SHORT EXERCISE: Each record below should be output verbatim, without pictures.

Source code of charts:
##########

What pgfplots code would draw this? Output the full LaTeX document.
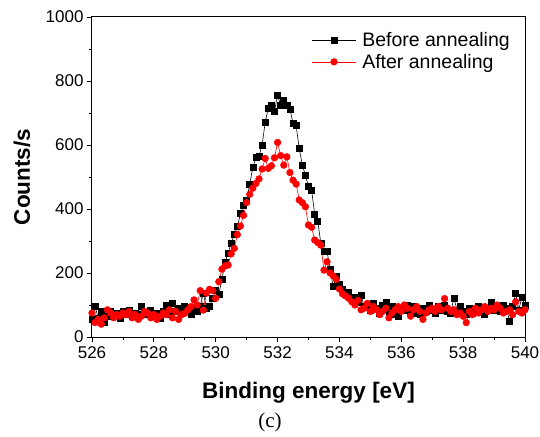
\documentclass[border=0pt]{standalone}
\usepackage{pgfplots}
\pgfplotsset{compat=1.18}
\usepackage{pgfplotstable}
\usepackage{fontspec}
\setmainfont{Liberation Sans}
\newfontfamily\serif{Liberation Serif}
\definecolor{dotred}{HTML}{FF0000}

% XPS O1s counts, before annealing
\pgfplotstableread{
E C
526.0 55
526.1 95
526.2 60
526.3 80
526.4 45
526.5 65
526.6 80
526.7 70
526.8 75
526.9 60
527.0 80
527.1 70
527.2 85
527.3 65
527.4 75
527.5 70
527.6 95
527.7 75
527.8 70
527.9 85
528.0 65
528.1 75
528.2 60
528.3 80
528.4 100
528.5 70
528.6 105
528.7 80
528.8 90
528.9 75
529.0 95
529.1 85
529.2 70
529.3 90
529.4 80
529.5 97
529.6 137
529.7 90
529.8 95
529.9 120
530.0 145
530.1 134
530.2 180
530.3 232
530.4 263
530.5 293
530.6 320
530.7 345
530.8 385
530.9 410
531.0 428
531.1 477
531.2 530
531.3 560
531.4 566
531.5 600
531.6 671
531.7 715
531.8 723
531.9 706
532.0 756
532.1 723
532.2 740
532.3 723
532.4 712
532.5 668
532.6 660
532.7 590
532.8 537
532.9 506
533.0 470
533.1 459
533.2 384
533.3 360
533.4 293
533.5 267
533.6 267
533.7 211
533.8 157
533.9 191
534.0 165
534.1 150
534.2 135
534.3 140
534.4 120
534.5 125
534.6 110
534.7 130
534.8 95
534.9 100
535.0 85
535.1 105
535.2 90
535.3 75
535.4 100
535.5 110
535.6 80
535.7 95
535.8 70
535.9 65
536.0 90
536.1 85
536.2 100
536.3 80
536.4 95
536.5 75
536.6 70
536.7 90
536.8 80
536.9 100
537.0 85
537.1 75
537.2 95
537.3 85
537.4 100
537.5 80
537.6 75
537.7 122
537.8 85
537.9 95
538.0 80
538.1 70
538.2 90
538.3 75
538.4 85
538.5 95
538.6 80
538.7 70
538.8 90
538.9 110
539.0 85
539.1 95
539.2 80
539.3 100
539.4 90
539.5 50
539.6 95
539.7 137
539.8 85
539.9 125
540.0 100
}\before

% after annealing
\pgfplotstableread{
E C
526.0 75
526.1 45
526.2 55
526.3 40
526.4 60
526.5 85
526.6 75
526.7 60
526.8 70
526.9 65
527.0 75
527.1 70
527.2 80
527.3 60
527.4 70
527.5 55
527.6 65
527.7 80
527.8 75
527.9 60
528.0 70
528.1 55
528.2 65
528.3 75
528.4 70
528.5 85
528.6 60
528.7 80
528.8 55
528.9 70
529.0 74
529.1 85
529.2 95
529.3 116
529.4 100
529.5 145
529.6 84
529.7 137
529.8 149
529.9 145
530.0 121
530.1 173
530.2 212
530.3 222
530.4 225
530.5 260
530.6 277
530.7 320
530.8 347
530.9 380
531.0 420
531.1 446
531.2 465
531.3 480
531.4 494
531.5 525
531.6 558
531.7 527
531.8 535
531.9 560
532.0 608
532.1 567
532.2 537
532.3 563
532.4 514
532.5 490
532.6 478
532.7 428
532.8 420
532.9 407
533.0 350
533.1 343
533.2 303
533.3 295
533.4 287
533.5 209
533.6 235
533.7 200
533.8 191
533.9 180
534.0 150
534.1 135
534.2 128
534.3 121
534.4 110
534.5 100
534.6 115
534.7 85
534.8 90
534.9 105
535.0 80
535.1 95
535.2 85
535.3 70
535.4 80
535.5 90
535.6 60
535.7 75
535.8 85
535.9 95
536.0 80
536.1 100
536.2 90
536.3 65
536.4 85
536.5 95
536.6 80
536.7 55
536.8 75
536.9 85
537.0 90
537.1 80
537.2 95
537.3 85
537.4 120
537.5 90
537.6 80
537.7 85
537.8 70
537.9 75
538.0 65
538.1 45
538.2 80
538.3 70
538.4 90
538.5 75
538.6 85
538.7 95
538.8 80
538.9 90
539.0 85
539.1 100
539.2 90
539.3 75
539.4 80
539.5 85
539.6 70
539.7 110
539.8 80
539.9 75
540.0 85
}\after

\begin{document}
\begin{tikzpicture}
\begin{axis}[
  scale only axis, width=433pt, height=320pt,
  xmin=526, xmax=540, ymin=0, ymax=1000,
  xtick={526,528,...,540}, ytick={0,200,...,1000},
  minor x tick num=1, minor y tick num=1,
  tick align=outside, tick pos=left,
  major tick length=5pt, minor tick length=3pt,
  every tick/.style={black, line width=0.8pt},
  axis line style={line width=1pt},
  /pgf/number format/assume math mode=true,
  /pgf/number format/1000 sep={},
  ticklabel style={font=\fontsize{17}{19}\selectfont},
  xticklabel style={yshift=-1pt},
  every axis x label/.style={at={(axis description cs:0.5,0)}, yshift=-56pt, anchor=center},
  every axis y label/.style={at={(axis description cs:0,0.5)}, xshift=-70pt, rotate=90, anchor=center},
  label style={font=\fontsize{22.5}{25}\selectfont\bfseries},
  xlabel={Binding energy [eV]}, ylabel={Counts/s},
  legend style={draw=none, fill=none, at={(axis description cs:0.5,0.965)}, anchor=north west,
                font=\fontsize{19.5}{21}\selectfont, row sep=2pt},
  legend cell align=left,
  legend image code/.code={\draw[mark repeat=2,mark phase=2] plot coordinates {(0pt,0pt)(22pt,0pt)(44pt,0pt)};},
]
\addplot[black, line width=0.6pt, mark=square*, mark size=3pt] table[x=E, y=C] {\before};
\addplot[dotred, line width=0.6pt, mark=*, mark size=3.3pt] table[x=E, y=C] {\after};
\legend{\hspace{4pt}Before annealing, \hspace{4pt}After annealing}
\end{axis}
\node[font=\serif\fontsize{21}{23}\selectfont] at (178pt,-85pt) {(c)};
\pgfresetboundingbox
\path[use as bounding box] (-92pt,-99pt) rectangle (448pt,337pt);
\end{tikzpicture}
\end{document}
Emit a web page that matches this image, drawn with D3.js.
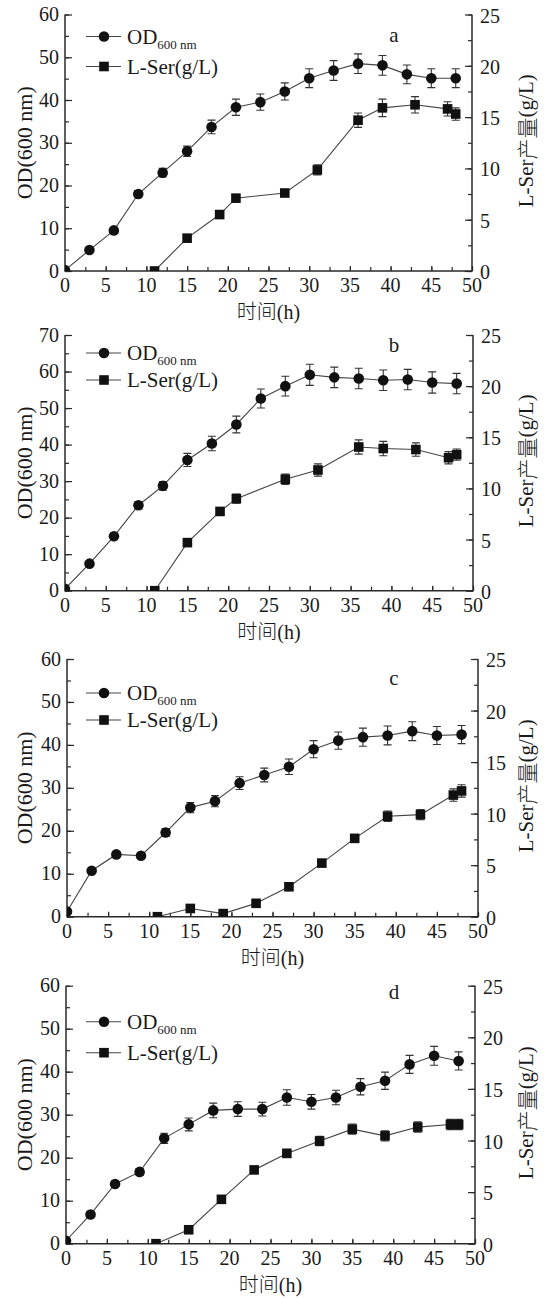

##########

WORKED SOLUTION:
What pgfplots code would draw this? Output the full LaTeX document.
\documentclass[border=0pt]{standalone}
\usepackage{pgfplots}
\pgfplotsset{compat=1.18}
\usepackage{pgfplotstable}
\usepackage{fontspec}
\setmainfont{Liberation Sans}
\newfontfamily\serif{Liberation Serif}
\definecolor{dotred}{HTML}{FF0000}

% XPS O1s counts, before annealing
\pgfplotstableread{
E C
526.0 55
526.1 95
526.2 60
526.3 80
526.4 45
526.5 65
526.6 80
526.7 70
526.8 75
526.9 60
527.0 80
527.1 70
527.2 85
527.3 65
527.4 75
527.5 70
527.6 95
527.7 75
527.8 70
527.9 85
528.0 65
528.1 75
528.2 60
528.3 80
528.4 100
528.5 70
528.6 105
528.7 80
528.8 90
528.9 75
529.0 95
529.1 85
529.2 70
529.3 90
529.4 80
529.5 97
529.6 137
529.7 90
529.8 95
529.9 120
530.0 145
530.1 134
530.2 180
530.3 232
530.4 263
530.5 293
530.6 320
530.7 345
530.8 385
530.9 410
531.0 428
531.1 477
531.2 530
531.3 560
531.4 566
531.5 600
531.6 671
531.7 715
531.8 723
531.9 706
532.0 756
532.1 723
532.2 740
532.3 723
532.4 712
532.5 668
532.6 660
532.7 590
532.8 537
532.9 506
533.0 470
533.1 459
533.2 384
533.3 360
533.4 293
533.5 267
533.6 267
533.7 211
533.8 157
533.9 191
534.0 165
534.1 150
534.2 135
534.3 140
534.4 120
534.5 125
534.6 110
534.7 130
534.8 95
534.9 100
535.0 85
535.1 105
535.2 90
535.3 75
535.4 100
535.5 110
535.6 80
535.7 95
535.8 70
535.9 65
536.0 90
536.1 85
536.2 100
536.3 80
536.4 95
536.5 75
536.6 70
536.7 90
536.8 80
536.9 100
537.0 85
537.1 75
537.2 95
537.3 85
537.4 100
537.5 80
537.6 75
537.7 122
537.8 85
537.9 95
538.0 80
538.1 70
538.2 90
538.3 75
538.4 85
538.5 95
538.6 80
538.7 70
538.8 90
538.9 110
539.0 85
539.1 95
539.2 80
539.3 100
539.4 90
539.5 50
539.6 95
539.7 137
539.8 85
539.9 125
540.0 100
}\before

% after annealing
\pgfplotstableread{
E C
526.0 75
526.1 45
526.2 55
526.3 40
526.4 60
526.5 85
526.6 75
526.7 60
526.8 70
526.9 65
527.0 75
527.1 70
527.2 80
527.3 60
527.4 70
527.5 55
527.6 65
527.7 80
527.8 75
527.9 60
528.0 70
528.1 55
528.2 65
528.3 75
528.4 70
528.5 85
528.6 60
528.7 80
528.8 55
528.9 70
529.0 74
529.1 85
529.2 95
529.3 116
529.4 100
529.5 145
529.6 84
529.7 137
529.8 149
529.9 145
530.0 121
530.1 173
530.2 212
530.3 222
530.4 225
530.5 260
530.6 277
530.7 320
530.8 347
530.9 380
531.0 420
531.1 446
531.2 465
531.3 480
531.4 494
531.5 525
531.6 558
531.7 527
531.8 535
531.9 560
532.0 608
532.1 567
532.2 537
532.3 563
532.4 514
532.5 490
532.6 478
532.7 428
532.8 420
532.9 407
533.0 350
533.1 343
533.2 303
533.3 295
533.4 287
533.5 209
533.6 235
533.7 200
533.8 191
533.9 180
534.0 150
534.1 135
534.2 128
534.3 121
534.4 110
534.5 100
534.6 115
534.7 85
534.8 90
534.9 105
535.0 80
535.1 95
535.2 85
535.3 70
535.4 80
535.5 90
535.6 60
535.7 75
535.8 85
535.9 95
536.0 80
536.1 100
536.2 90
536.3 65
536.4 85
536.5 95
536.6 80
536.7 55
536.8 75
536.9 85
537.0 90
537.1 80
537.2 95
537.3 85
537.4 120
537.5 90
537.6 80
537.7 85
537.8 70
537.9 75
538.0 65
538.1 45
538.2 80
538.3 70
538.4 90
538.5 75
538.6 85
538.7 95
538.8 80
538.9 90
539.0 85
539.1 100
539.2 90
539.3 75
539.4 80
539.5 85
539.6 70
539.7 110
539.8 80
539.9 75
540.0 85
}\after

\begin{document}
\begin{tikzpicture}
\begin{axis}[
  scale only axis, width=433pt, height=320pt,
  xmin=526, xmax=540, ymin=0, ymax=1000,
  xtick={526,528,...,540}, ytick={0,200,...,1000},
  minor x tick num=1, minor y tick num=1,
  tick align=outside, tick pos=left,
  major tick length=5pt, minor tick length=3pt,
  every tick/.style={black, line width=0.8pt},
  axis line style={line width=1pt},
  /pgf/number format/assume math mode=true,
  /pgf/number format/1000 sep={},
  ticklabel style={font=\fontsize{17}{19}\selectfont},
  xticklabel style={yshift=-1pt},
  every axis x label/.style={at={(axis description cs:0.5,0)}, yshift=-56pt, anchor=center},
  every axis y label/.style={at={(axis description cs:0,0.5)}, xshift=-70pt, rotate=90, anchor=center},
  label style={font=\fontsize{22.5}{25}\selectfont\bfseries},
  xlabel={Binding energy [eV]}, ylabel={Counts/s},
  legend style={draw=none, fill=none, at={(axis description cs:0.5,0.965)}, anchor=north west,
                font=\fontsize{19.5}{21}\selectfont, row sep=2pt},
  legend cell align=left,
  legend image code/.code={\draw[mark repeat=2,mark phase=2] plot coordinates {(0pt,0pt)(22pt,0pt)(44pt,0pt)};},
]
\addplot[black, line width=0.6pt, mark=square*, mark size=3pt] table[x=E, y=C] {\before};
\addplot[dotred, line width=0.6pt, mark=*, mark size=3.3pt] table[x=E, y=C] {\after};
\legend{\hspace{4pt}Before annealing, \hspace{4pt}After annealing}
\end{axis}
\node[font=\serif\fontsize{21}{23}\selectfont] at (178pt,-85pt) {(c)};
\pgfresetboundingbox
\path[use as bounding box] (-92pt,-99pt) rectangle (448pt,337pt);
\end{tikzpicture}
\end{document}
Emit a web page that matches this image, drawn with D3.js.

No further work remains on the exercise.